▸ **DATA BLOCK**:
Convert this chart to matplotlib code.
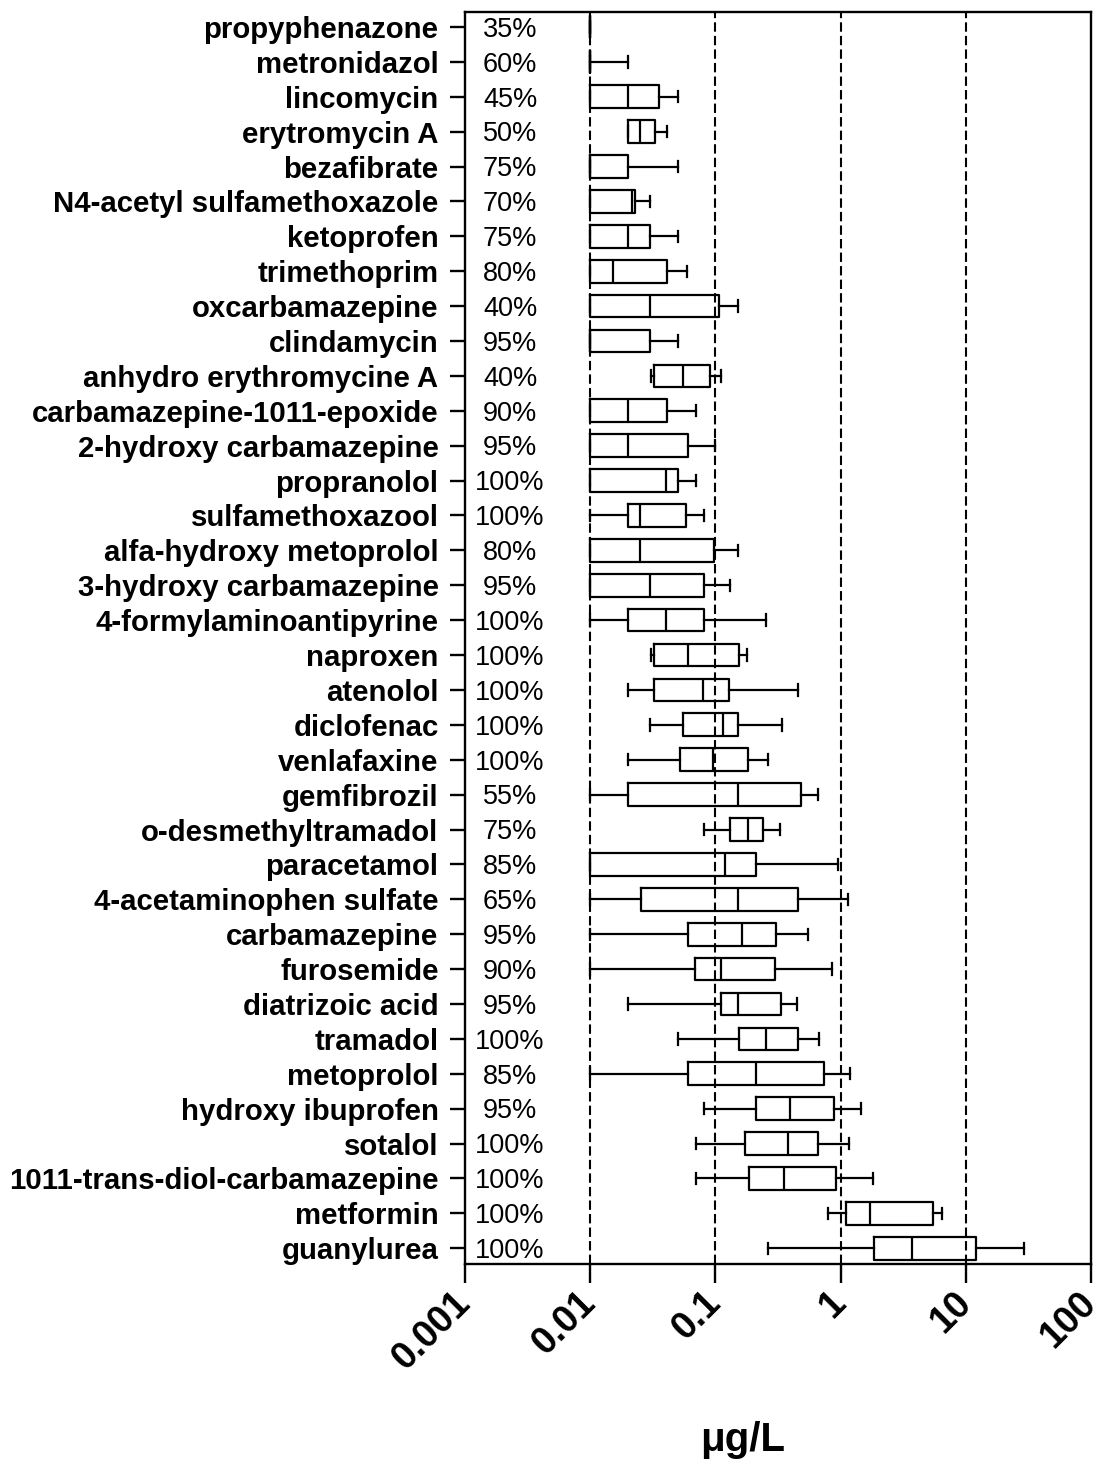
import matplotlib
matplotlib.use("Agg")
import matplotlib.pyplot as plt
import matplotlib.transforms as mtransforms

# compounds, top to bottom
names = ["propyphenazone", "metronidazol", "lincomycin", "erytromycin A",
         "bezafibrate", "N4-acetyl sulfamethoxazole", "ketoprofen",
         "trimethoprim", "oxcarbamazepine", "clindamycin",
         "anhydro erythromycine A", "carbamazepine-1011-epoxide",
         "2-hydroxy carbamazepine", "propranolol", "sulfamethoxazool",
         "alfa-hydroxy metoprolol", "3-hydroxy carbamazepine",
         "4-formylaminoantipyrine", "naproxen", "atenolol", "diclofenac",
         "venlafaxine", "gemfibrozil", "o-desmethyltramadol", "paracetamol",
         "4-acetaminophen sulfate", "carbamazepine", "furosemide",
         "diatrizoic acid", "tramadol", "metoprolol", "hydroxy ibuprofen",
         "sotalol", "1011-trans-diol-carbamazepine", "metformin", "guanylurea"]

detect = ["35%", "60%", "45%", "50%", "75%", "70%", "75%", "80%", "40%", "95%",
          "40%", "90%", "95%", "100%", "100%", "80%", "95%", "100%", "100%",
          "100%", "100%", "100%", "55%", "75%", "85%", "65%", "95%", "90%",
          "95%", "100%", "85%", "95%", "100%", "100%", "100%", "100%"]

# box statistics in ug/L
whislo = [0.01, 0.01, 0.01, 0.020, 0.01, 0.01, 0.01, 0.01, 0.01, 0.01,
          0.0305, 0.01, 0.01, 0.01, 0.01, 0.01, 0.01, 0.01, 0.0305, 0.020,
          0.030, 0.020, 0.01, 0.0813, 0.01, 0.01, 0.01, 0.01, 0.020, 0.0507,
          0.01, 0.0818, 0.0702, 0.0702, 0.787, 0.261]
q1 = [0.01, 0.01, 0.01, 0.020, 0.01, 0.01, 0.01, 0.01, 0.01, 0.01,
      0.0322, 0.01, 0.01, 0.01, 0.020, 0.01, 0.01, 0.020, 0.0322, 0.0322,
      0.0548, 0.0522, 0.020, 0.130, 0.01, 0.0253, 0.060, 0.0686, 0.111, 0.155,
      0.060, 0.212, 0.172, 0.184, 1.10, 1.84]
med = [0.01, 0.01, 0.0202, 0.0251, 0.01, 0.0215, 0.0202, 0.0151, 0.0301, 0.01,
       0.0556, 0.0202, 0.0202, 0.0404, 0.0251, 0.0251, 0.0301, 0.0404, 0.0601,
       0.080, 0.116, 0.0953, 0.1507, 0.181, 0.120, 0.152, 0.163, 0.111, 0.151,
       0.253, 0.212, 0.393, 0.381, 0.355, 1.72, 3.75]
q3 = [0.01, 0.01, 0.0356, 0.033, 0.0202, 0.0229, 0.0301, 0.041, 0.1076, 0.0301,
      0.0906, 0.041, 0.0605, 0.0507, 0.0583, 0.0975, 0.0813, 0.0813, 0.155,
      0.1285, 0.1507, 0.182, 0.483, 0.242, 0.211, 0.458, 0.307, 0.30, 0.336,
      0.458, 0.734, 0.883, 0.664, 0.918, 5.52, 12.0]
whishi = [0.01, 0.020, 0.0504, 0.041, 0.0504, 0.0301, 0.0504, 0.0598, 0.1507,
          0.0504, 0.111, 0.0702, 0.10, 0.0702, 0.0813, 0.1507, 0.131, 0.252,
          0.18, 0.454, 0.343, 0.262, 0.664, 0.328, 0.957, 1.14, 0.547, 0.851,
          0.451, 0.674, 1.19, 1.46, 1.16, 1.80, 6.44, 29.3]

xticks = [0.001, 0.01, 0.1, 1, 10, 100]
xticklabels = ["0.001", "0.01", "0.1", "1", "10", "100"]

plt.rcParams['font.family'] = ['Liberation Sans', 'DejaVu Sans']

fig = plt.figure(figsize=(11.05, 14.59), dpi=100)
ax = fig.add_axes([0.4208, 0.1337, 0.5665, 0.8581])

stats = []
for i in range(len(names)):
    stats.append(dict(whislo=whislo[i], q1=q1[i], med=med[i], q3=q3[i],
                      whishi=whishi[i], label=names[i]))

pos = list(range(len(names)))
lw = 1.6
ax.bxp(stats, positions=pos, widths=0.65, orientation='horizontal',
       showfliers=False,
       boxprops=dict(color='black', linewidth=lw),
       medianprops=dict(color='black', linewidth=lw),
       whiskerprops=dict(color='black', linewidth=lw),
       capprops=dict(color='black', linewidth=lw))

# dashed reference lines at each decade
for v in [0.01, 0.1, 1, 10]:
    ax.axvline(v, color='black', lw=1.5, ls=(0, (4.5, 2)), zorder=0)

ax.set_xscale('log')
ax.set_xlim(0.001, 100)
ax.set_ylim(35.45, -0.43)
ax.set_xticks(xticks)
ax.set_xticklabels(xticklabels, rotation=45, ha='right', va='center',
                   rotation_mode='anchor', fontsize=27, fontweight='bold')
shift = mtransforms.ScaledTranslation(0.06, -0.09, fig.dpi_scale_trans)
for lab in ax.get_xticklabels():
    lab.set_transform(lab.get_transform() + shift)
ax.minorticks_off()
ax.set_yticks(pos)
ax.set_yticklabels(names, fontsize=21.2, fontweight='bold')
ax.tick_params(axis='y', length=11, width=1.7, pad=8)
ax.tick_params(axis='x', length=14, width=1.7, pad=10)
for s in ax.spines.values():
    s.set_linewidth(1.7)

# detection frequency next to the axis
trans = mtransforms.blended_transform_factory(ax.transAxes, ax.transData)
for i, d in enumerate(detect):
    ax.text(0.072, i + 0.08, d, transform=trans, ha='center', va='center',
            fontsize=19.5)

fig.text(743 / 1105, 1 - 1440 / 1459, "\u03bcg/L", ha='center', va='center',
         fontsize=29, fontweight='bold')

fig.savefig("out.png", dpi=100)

▸ **WHAT YOU NEED TO DO**: The lines from the top of the data above through the one holding "import matplotlib.transforms as mtransforms" are to be repeated exactly, and only those, with no pictures.

▸ **ANSWER**:
Convert this chart to matplotlib code.
import matplotlib
matplotlib.use("Agg")
import matplotlib.pyplot as plt
import matplotlib.transforms as mtransforms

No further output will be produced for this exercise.